Print column contents by column name

Awk 1 liner for above problem (if you are interested):

awk -v col=COL2 'NR==1{for(i=1;i<=NF;i++){if($i==col){c=i;break}} print $c} NR>1{print $c}' file.txt

awk -v col=COL3 'NR==1{for(i=1;i<=NF;i++){if($i==col){c=i;break}} print $c} NR>1{print $c}' file.txt

Just pass your column name COL1, COL2, COL3 etc with -vcol= flag.

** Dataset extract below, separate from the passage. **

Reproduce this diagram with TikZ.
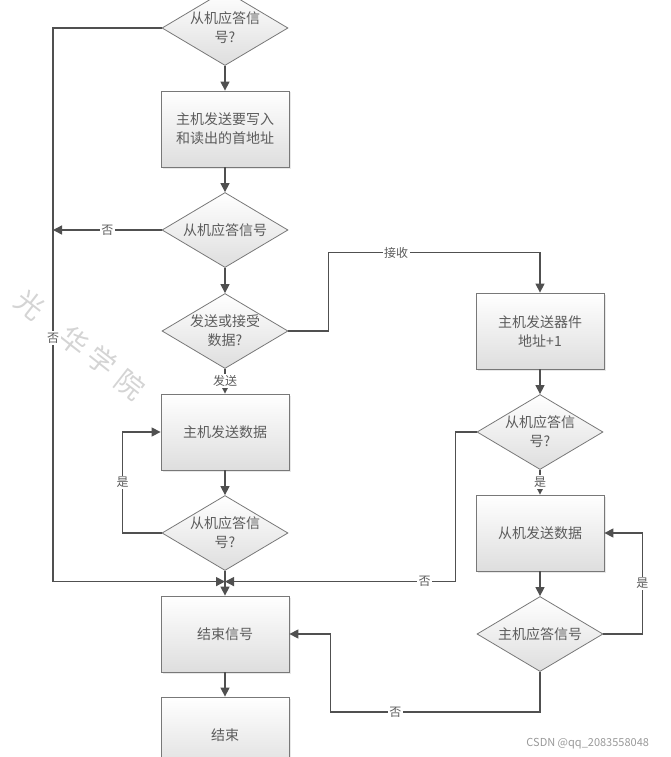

Note that the first solution prints out the whole file if the named column does not exist. To output a warning message if this occurs try

awk -v col=NoneSuch 'NR==1{for(i=1;i<=NF;i++){if($i==col){c=i;break}}   if (c > 0) {print $c}} else {print "Column " col "does not exist"} NR>1 && c > 0 {print $c}' file1.txt

a slight modification of anubhava post on top, for multiple columns

awk -vcol1="COL2" -vcol2="COL6" 'NR==1{for(i=1;i<=NF;i++){if($i==col1)c1=i; if ($i==col2)c2=i;}} NR>0{print $c1 " " $c2}' file.txt

when NR>1 does not print the column headers. This was modified to NR>0 which should print the columns with header names.